Once again we turn to a chapter in Fred Fletcher’s book, “Tempus Fugit,” (published in 1990) for an inside look of how it all went down. Let’s get ready to rumble.
Chapter 16. Radio with Pictures
It seems that when circumstances become comfortable something has to come along to stir them up again. By the early ‘50s WRAL had become a substantial radio property. We had the AM and FM frequencies; we anchored the Tobacco Network; and we had respectable audiences for our sports programming. Then, along came television.

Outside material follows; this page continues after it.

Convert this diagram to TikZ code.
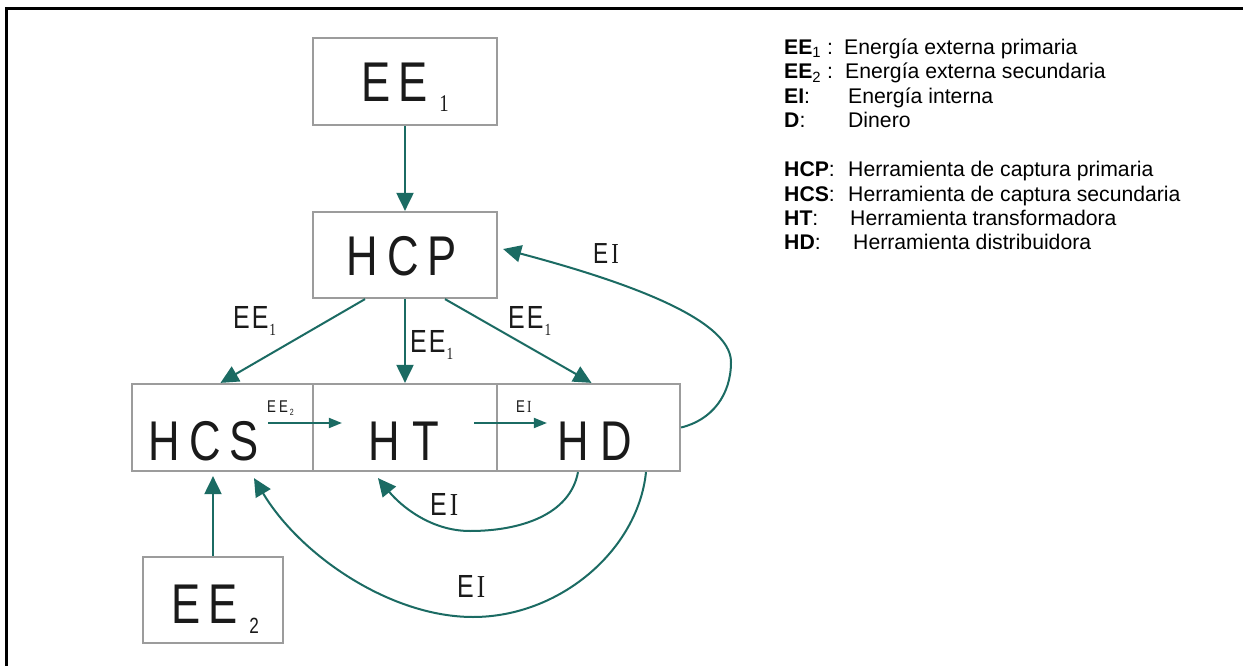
\documentclass[tikz,border=0pt]{standalone}
\usepackage{fontspec}
\setmainfont{Liberation Sans}
\newfontfamily\dsans[FakeStretch=0.78]{Liberation Sans}
\newfontfamily\dserif[FakeStretch=0.78]{Liberation Serif}
\usetikzlibrary{arrows.meta,calc}
\definecolor{arrowteal}{HTML}{1B6B63}
\definecolor{boxgray}{HTML}{9C9C9C}
\definecolor{inkdark}{HTML}{1A1A1A}
\tikzset{
  box/.style={draw=boxgray, line width=2.2pt, inner sep=0pt, anchor=center},
  conn/.style={draw=arrowteal, line width=2pt, -{Triangle[length=18pt,width=17pt]}},
  smallconn/.style={draw=arrowteal, line width=1.8pt, -{Triangle[length=13pt,width=10pt]}},
  bigtxt/.style={font=\fontsize{56}{56}\dsans, text=inkdark, inner sep=0pt, anchor=base},
  midtxt/.style={font=\fontsize{32}{32}\dsans, text=inkdark, inner sep=0pt, anchor=base west},
  smalltxt/.style={font=\fontsize{17}{17}\dsans, text=inkdark, inner sep=0pt, anchor=base west},
  legline/.style={font=\fontsize{21.2}{24}\selectfont, text=black, inner sep=0pt, anchor=base west},
}
\begin{document}
\begin{tikzpicture}[x=1pt,y=-1pt]
\useasboundingbox (0,0) rectangle (1243,666);
\fill[white] (0,0) rectangle (1243,666);
% outer frame
\draw[line width=2.6pt] (6.5,666) -- (6.5,8.5) -- (1243,8.5);

% boxes
\node[box, minimum width=184pt, minimum height=87pt] (ee1) at (405,81.5) {};
\node[box, minimum width=184pt, minimum height=86pt] (hcp) at (405,255) {};
\node[box, minimum width=181pt, minimum height=87pt] (hcs) at (222.5,427.5) {};
\node[box, minimum width=184pt, minimum height=87pt] (ht) at (405,427.5) {};
\node[box, minimum width=183pt, minimum height=87pt] (hd) at (588.5,427.5) {};
\node[box, minimum width=140pt, minimum height=86pt] (ee2) at (213,600) {};

% box texts
\node[bigtxt] (ee1t) at (405,102) {E\kern8pt E\kern12pt\raisebox{-10pt}{\fontsize{24}{24}\dserif 1}};
\node[bigtxt] (hcpt) at (402,275) {H\kern9pt C\kern9pt P};
\node[bigtxt] (hcst) at (204,460) {H\kern9pt C\kern9pt S};
\node[bigtxt] (htt) at (404,460) {H\kern12pt T};
\node[bigtxt] (hdt) at (595,460) {H\kern12pt D};
\node[bigtxt] (ee2t) at (215,623) {E\kern8pt E\kern12pt\raisebox{-10pt}{\fontsize{22}{22}\dsans 2}};

% connectors
\draw[conn] (ee1.south) -- (hcp.north);
\draw[conn] ($(hcp.south)+(-40,0)$) -- ($(hcs.north)+(-2,0)$);
\draw[conn] (hcp.south) -- (ht.north);
\draw[conn] ($(hcp.south)+(40,0)$) -- ($(hd.north)+(3,0)$);
\draw[conn] (ee2.north) -- ($(hcs.south)+(-9.5,4)$);
\draw[smallconn] ($(hcs.east)+(-46,-4.5)$) -- ($(ht.west)+(30,-4.5)$);
\draw[smallconn] ($(ht.east)+(-24,-4.5)$) -- ($(hd.west)+(51,-4.5)$);
\draw[conn] ($(hd.south)+(-10.5,0)$) .. controls (570,515) and (520,531) .. (470,531)
   .. controls (430,531) and (400,505) .. ($(ht.south)+(-27,6)$);
\draw[conn] ($(hd.south)+(57.5,0)$) .. controls (638,550) and (560,617) .. (473,617)
   .. controls (390,617) and (300,555) .. ($(hcs.south)+(31.5,6)$);
\draw[conn] (hd.east) .. controls (712,420) and (731,395) .. (731,362)
   .. controls (731,318) and (620,280) .. ($(hcp.east)+(5,-6)$);

% connector labels
\node[midtxt] (lab1) at (233,328) {E\kern2pt E\kern1pt\raisebox{-7pt}{\fontsize{17}{17}\dserif 1}};
\node[midtxt] (lab2) at (410,352) {E\kern2pt E\kern1pt\raisebox{-7pt}{\fontsize{17}{17}\dserif 1}};
\node[midtxt] (lab3) at (508,328) {E\kern2pt E\kern1pt\raisebox{-7pt}{\fontsize{17}{17}\dserif 1}};
\node[smalltxt] (lab4) at (267,412) {E\kern3pt E\kern2pt\raisebox{-3pt}{\fontsize{9}{9}\dsans 2}};
\node[smalltxt] (lab5) at (516,412) {E\kern2pt{\dserif I}};
\node[midtxt, font=\fontsize{29}{29}\dsans] (lab6) at (593,263) {E\kern3pt{\dserif I}};
\node[midtxt] (lab7) at (430,515) {E\kern3pt{\dserif I}};
\node[midtxt] (lab8) at (457,597) {E\kern3pt{\dserif I}};

% legend
\node[legline] (leg1) at (784,54.6) {\makebox[60pt][l]{\textbf{EE}\textsubscript{1} :}Energía externa primaria};
\node[legline] (leg2) at (784,79) {\makebox[61pt][l]{\textbf{EE}\textsubscript{2} :}Energía externa secundaria};
\node[legline] (leg3) at (784,103.4) {\makebox[64pt][l]{\textbf{EI}:}Energía interna};
\node[legline] (leg4) at (784,127.8) {\makebox[64pt][l]{\textbf{D}:}Dinero};
\node[legline] (leg5) at (784,176.6) {\makebox[64pt][l]{\textbf{HCP}:}Herramienta de captura primaria};
\node[legline] (leg6) at (784,201) {\makebox[64pt][l]{\textbf{HCS}:}Herramienta de captura secundaria};
\node[legline] (leg7) at (784,225.4) {\makebox[66pt][l]{\textbf{HT}:}Herramienta transformadora};
\node[legline] (leg8) at (784,249.8) {\makebox[69pt][l]{\textbf{HD}:}Herramienta distribuidora};
\end{tikzpicture}
\end{document}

Actually, television had been around for years. When A.J., mother and I went to the World’s Fair in Chicago in 1934 after I graduated from George Williams College, we visited the RCA exhibit, and I think I was on television for the first time. Then in 1939, I read where some people at CBS had broadcast one of Columbia University’s baseball games. But it wasn’t until the early ‘50s that television became a factor in the Raleigh market. A license was granted to WTVD in Durham, and people in the Raleigh-Durham area began to buy television sets.
I remember Dick Mason calling me one day and asking what we were going to do about “this television thing.” I told him I didn’t know. Television was for people with a lot of money, and looking at the resources we had with the radio stations, we didn’t have that kind of money. At that moment, I probably thought that we would stick to radio and let somebody else have the television.
That’s not, however, the way it worked.
To give credit where it is due, WPTF had done a lot of preliminary work to get a VHF channel assigned to the Raleigh area. This is the first step in the long process of gaining the FCC’s permission to broadcast over the public’s airwaves. However, this first step simply sets aside a frequency that will be awarded in a particular area. If more than one applicant wants it, a hearing judge decides who gets it.
A.J. decided that we would compete with WPTF for it. This represented a real commitment of money and time, because we not only had to spend time at the hearings – nine weeks as it turned out – but we had to spend at least that much time preparing for them, doing research, gathering affidavits, and putting together exhibits.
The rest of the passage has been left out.